Con derechos de huésped o no, Jon Nieve sabía que en ese momento caminaba sobre hielo quebradizo. Un paso en falso y podía hundirse en un agua tan fría que el corazón le dejaría de latir.

«Sopesa cada palabra antes de decirla», se dijo a sí mismo. Bebió un largo trago de aguamiel para ganar tiempo. Dejó el cuerno sobre la mesa.

—Decidme por qué cambiasteis de capa —respondió— y os diré por qué he cambiado yo.

Mance Rayder sonrió, como Jon había esperado que lo hiciera. Al rey le encantaba hablar y más aún hablar de sí mismo.

—No dudo de que habrás oído relatos sobre mi deserción.

—Unos dicen que fue por una corona. Otros, que por una mujer. Y algunos cuentan que tenéis sangre de salvaje.

—La sangre de los salvajes es la sangre de los primeros hombres, la misma sangre que corre por las venas de los Stark. Y, en lo tocante a coronas, ¿tú ves alguna?

—Veo a una mujer —dijo Jon mirando a Dalla.

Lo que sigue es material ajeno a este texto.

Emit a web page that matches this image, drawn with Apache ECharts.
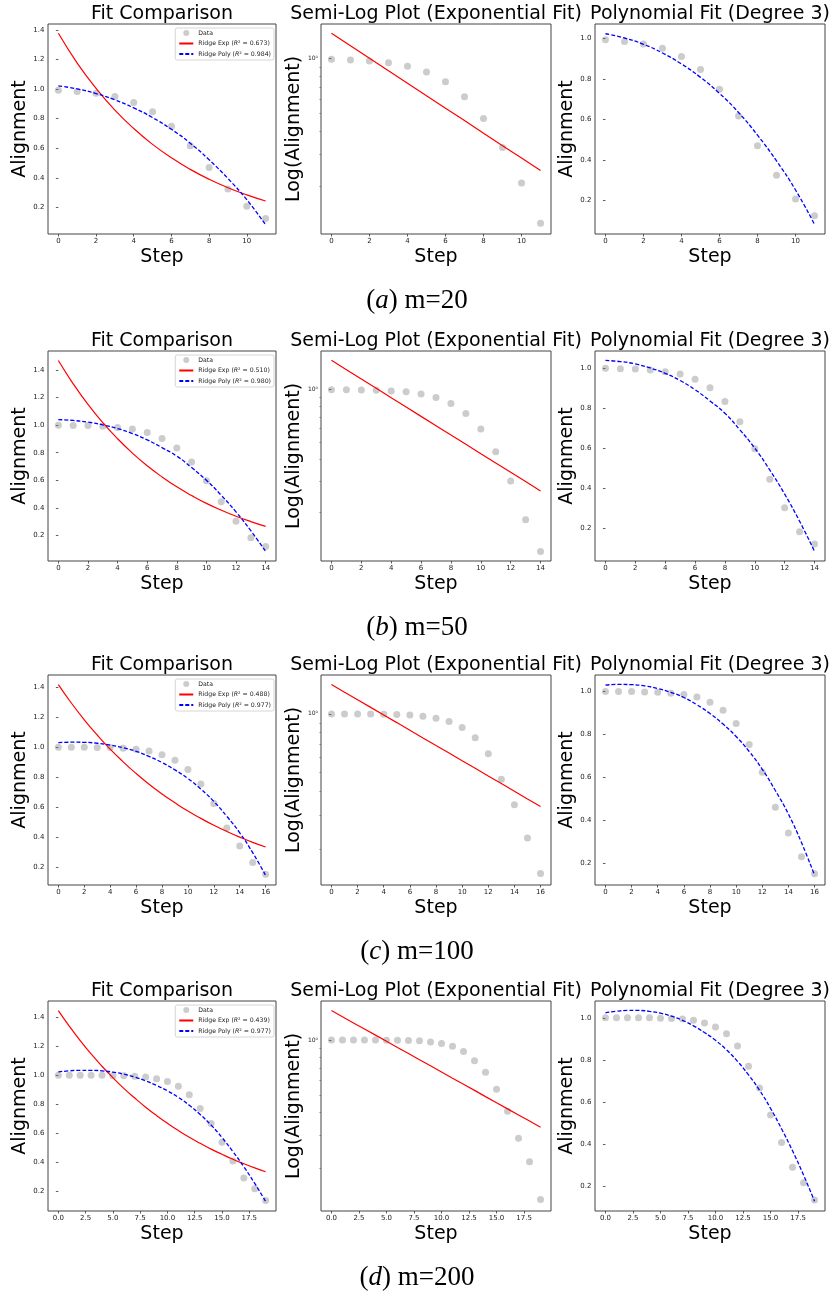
<!DOCTYPE html>
<html><head><meta charset="utf-8">
<script src="https://cdn.jsdelivr.net/npm/echarts@6/dist/echarts.min.js"></script>
<style>html,body{margin:0;padding:0;background:#fff}#c{width:833px;height:1296px}</style>
</head><body><div id="c"></div>
<script>
// ---------------- data ----------------
const steps_a = [0,1,2,3,4,5,6,7,8,9,10,11];
const data_a  = [0.992,0.984,0.972,0.950,0.910,0.846,0.748,0.617,0.470,0.325,0.208,0.125];
const exp_a   = [1.377,1.176,1.005,0.858,0.733,0.626,0.535,0.457,0.390,0.333,0.285,0.243];
const poly_a  = [1.022,1.001,0.970,0.927,0.873,0.807,0.728,0.634,0.522,0.395,0.252,0.082];

const steps_b = [0,1,2,3,4,5,6,7,8,9,10,11,12,13,14];
const data_b  = [1.000,0.998,0.997,0.992,0.983,0.972,0.946,0.903,0.834,0.732,0.597,0.444,0.302,0.182,0.120];
const exp_b   = [1.469,1.300,1.150,1.018,0.901,0.797,0.705,0.624,0.552,0.489,0.432,0.383,0.339,0.300,0.265];
const poly_b  = [1.040,1.034,1.022,1.002,0.975,0.939,0.893,0.837,0.775,0.692,0.600,0.491,0.370,0.234,0.083];

const steps_c = [0,1,2,3,4,5,6,7,8,9,10,11,12,13,14,15,16];
const data_c  = [1.000,1.000,1.000,0.998,0.997,0.992,0.986,0.974,0.950,0.913,0.851,0.753,0.623,0.460,0.340,0.229,0.150];
const exp_c   = [1.418,1.295,1.183,1.081,0.987,0.902,0.824,0.752,0.687,0.628,0.573,0.524,0.478,0.437,0.399,0.364,0.333];
const poly_c  = [1.030,1.033,1.032,1.026,1.014,0.996,0.972,0.938,0.897,0.848,0.790,0.720,0.637,0.538,0.428,0.295,0.143];

const steps_d = [0,1,2,3,4,5,6,7,8,9,10,11,12,13,14,15,16,17,18,19];
const data_d  = [1.000,1.000,1.000,1.000,1.000,0.998,0.997,0.994,0.989,0.976,0.957,0.924,0.866,0.770,0.667,0.538,0.408,0.290,0.216,0.134];
const exp_d   = [1.448,1.340,1.240,1.148,1.063,0.984,0.910,0.843,0.780,0.722,0.668,0.618,0.572,0.530,0.490,0.454,0.420,0.389,0.360,0.333];
const poly_d  = [1.024,1.031,1.035,1.035,1.031,1.022,1.008,0.988,0.962,0.930,0.893,0.848,0.793,0.729,0.656,0.570,0.473,0.368,0.253,0.128];

const r2Exp  = ['0.673','0.510','0.488','0.439'];
const r2Poly = ['0.984','0.980','0.977','0.977'];
const captionLetters = ['a','b','c','d'];
const captionM = ['m=20','m=50','m=100','m=200'];

// tick labels
const xTicks_a = [0,2,4,6,8,10];
const xTicks_b = [0,2,4,6,8,10,12,14];
const xTicks_c = [0,2,4,6,8,10,12,14,16];
const xTicks_d = [0,2.5,5,7.5,10,12.5,15,17.5];
const yTicksFit  = [0.2,0.4,0.6,0.8,1.0,1.2,1.4];
const yTicksPoly = [0.2,0.4,0.6,0.8,1.0];
const logMinorTicks = [0.2,0.3,0.4,0.5,0.6,0.7,0.8,0.9];
const colTitles = ['Fit Comparison','Semi-Log Plot (Exponential Fit)','Polynomial Fit (Degree 3)'];
const colYNames = ['Alignment','Log(Alignment)','Alignment'];

// axis limits
const xMin = [-0.55,-0.7,-0.8,-0.95], xMax = [11.55,14.7,16.8,19.95];
const yFitMin = [0.02,0.014,0.079,0.062], yFitMax = [1.44,1.538,1.482,1.514];
const yLogMin = [0.109,0.106,0.131,0.116], yLogMax = [1.55,1.66,1.588,1.634];
const yPolyMin = [0.035,0.035,0.097,0.082], yPolyMax = [1.07,1.087,1.077,1.080];

// ---------------- layout ----------------
const W = 833;
const colLeft = [48,321,595], colWidth = [228,230,230];
const rowTop = [24,351,675,1001], rowH = 210;
const colCenter = [162,436,710];
const yNameGap = [18,16,17];

const rows = [
  {steps:steps_a,data:data_a,exp:exp_a,poly:poly_a,xt:xTicks_a,dec:0},
  {steps:steps_b,data:data_b,exp:exp_b,poly:poly_b,xt:xTicks_b,dec:0},
  {steps:steps_c,data:data_c,exp:exp_c,poly:poly_c,xt:xTicks_c,dec:0},
  {steps:steps_d,data:data_d,exp:exp_d,poly:poly_d,xt:xTicks_d,dec:1}
];

const FONT = 'DejaVu Sans';
const titles = [], legends = [], grids = [], xAxes = [], yAxes = [], series = [];
const tickStyle = {color:'#333', width:0.8};
const lblStyle = {fontSize:7, color:'#222', fontFamily:FONT};
const nameStyle = {fontSize:19, color:'#000', fontFamily:FONT};
const dotColor = 'rgba(128,128,128,0.5)';

rows.forEach((R, r) => {
  const pairs = arr => R.steps.map((s,i) => [s, arr[i]]);
  const expName = 'Ridge Exp (R² = ' + r2Exp[r] + ')';
  const polyName = 'Ridge Poly (R² = ' + r2Poly[r] + ')';
  for (let c = 0; c < 3; c++) {
    const gi = r*3 + c;
    grids.push({left:colLeft[c], top:rowTop[r], width:colWidth[c], height:rowH,
      show:true, borderColor:'#444', borderWidth:1, backgroundColor:'rgba(0,0,0,0)'});
    titles.push({text:colTitles[c], left:colCenter[c], top:rowTop[r]-21,
      textAlign:'center', padding:0,
      textStyle:{fontSize:19, fontWeight:'normal', color:'#000', fontFamily:FONT, lineHeight:22}});
    xAxes.push({type:'value', gridIndex:gi, min:xMin[r], max:xMax[r],
      name:'Step', nameLocation:'middle', nameGap:14, nameTextStyle:nameStyle,
      axisLine:{show:false}, splitLine:{show:false},
      axisTick:{show:true, length:2.5, lineStyle:tickStyle, customValues:R.xt},
      axisLabel:Object.assign({margin:3.5, customValues:R.xt,
        formatter: v => R.dec ? Number(v).toFixed(1) : String(Math.round(v))}, lblStyle)});
    if (c === 1) {
      yAxes.push({type:'log', logBase:10, gridIndex:gi, min:yLogMin[r], max:yLogMax[r],
        name:colYNames[c], nameLocation:'middle', nameGap:yNameGap[c], nameTextStyle:nameStyle,
        axisLine:{show:false}, splitLine:{show:false},
        axisTick:{show:true, length:2.5, lineStyle:tickStyle},
        axisLabel:Object.assign({margin:3, showMinLabel:false, showMaxLabel:false,
          formatter: v => Math.abs(v-1) < 1e-6 ? '10⁰' : ''}, lblStyle, {fontSize:6})});
    } else {
      const yt = c === 0 ? yTicksFit : yTicksPoly;
      yAxes.push({type:'value', gridIndex:gi,
        min: c===0 ? yFitMin[r] : yPolyMin[r], max: c===0 ? yFitMax[r] : yPolyMax[r],
        name:colYNames[c], nameLocation:'middle', nameGap:yNameGap[c], nameTextStyle:nameStyle,
        axisLine:{show:false}, splitLine:{show:false},
        axisTick:{show:true, length:2.5, lineStyle:tickStyle, customValues:yt},
        axisLabel:Object.assign({margin:3.5, customValues:yt, formatter: v => Number(v).toFixed(1)}, lblStyle)});
    }
    series.push({type:'scatter', name:'Data', xAxisIndex:gi, yAxisIndex:gi, data:pairs(R.data),
      symbol:'circle', symbolSize:7, itemStyle:{color:dotColor}, z:2, silent:true});
    if (c === 0 || c === 1) {
      series.push({type:'line', name:expName, xAxisIndex:gi, yAxisIndex:gi, data:pairs(R.exp),
        symbol:'none', smooth: c===0, lineStyle:{color:'#ff0000', width:1.2}, itemStyle:{color:'#ff0000'}, z:3, silent:true});
    }
    if (c === 0 || c === 2) {
      series.push({type:'line', name:polyName, xAxisIndex:gi, yAxisIndex:gi, data:pairs(R.poly),
        symbol:'none', smooth:true, lineStyle:{color:'#0000ff', width:1.3, type:[4,2]}, itemStyle:{color:'#0000ff'}, z:4, silent:true});
    }
  }
  legends.push({orient:'vertical', right: W-274, top: rowTop[r]+4,
    data:[{name:'Data', icon:'circle'},
          {name:expName, itemStyle:{opacity:0}},
          {name:polyName, itemStyle:{opacity:0}}],
    itemWidth:14, itemHeight:6, itemGap:4.5, padding:[2,3,3,3],
    backgroundColor:'rgba(255,255,255,0.8)', borderColor:'#ccc', borderWidth:0.8, borderRadius:2,
    selectedMode:false,
    textStyle:{fontSize:6.2, color:'#222', fontFamily:FONT,
      rich:{i:{fontSize:6.2, fontStyle:'italic', color:'#222', fontFamily:FONT}}},
    formatter: n => n.replace('R²', '{i|R}²')});
  const capY = rowTop[r] + rowH + 67;
  titles.push({text:'{p|(}{i|' + captionLetters[r] + '}{p|) ' + captionM[r] + '}',
    left:417, top:capY-15, textAlign:'center', padding:0,
    textStyle:{fontWeight:'normal', rich:{
      p:{fontFamily:'Liberation Serif', fontSize:27, fontWeight:'normal', color:'#000', lineHeight:30},
      i:{fontFamily:'Liberation Serif', fontSize:27, fontWeight:'normal', fontStyle:'italic', color:'#000', lineHeight:30}}}});
});

// minor ticks for the log axes
rows.forEach((R, r) => {
  const gi = r*3 + 1;
  yAxes.push({type:'log', logBase:10, gridIndex:gi, min:yLogMin[r], max:yLogMax[r], position:'left',
    axisLine:{show:false}, splitLine:{show:false}, axisLabel:{show:false},
    axisTick:{show:true, length:1.6, lineStyle:{color:'#555', width:0.6}, customValues:logMinorTicks}});
});

const chart = echarts.init(document.getElementById('c'), null, {renderer:'canvas'});
chart.setOption({animation:false, backgroundColor:'#fff', textStyle:{fontFamily:FONT},
  title:titles, legend:legends, grid:grids, xAxis:xAxes, yAxis:yAxes, series:series});
</script></body></html>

—Mi señora está libre de culpa. —Mance la cogió de la mano y la llevó hacia sí—. La conocí cuando volvía del castillo de tu padre. El Mediamano estaba hecho de roble, pero yo estoy hecho de carne y aprecio mucho los encantos de las mujeres… lo que me hace igual a tres cuartas partes de los miembros de la Guardia. Hay hombres que aún visten de negro y han tenido diez veces más mujeres que este pobre rey. Vuélvelo a intentar, Jon Nieve.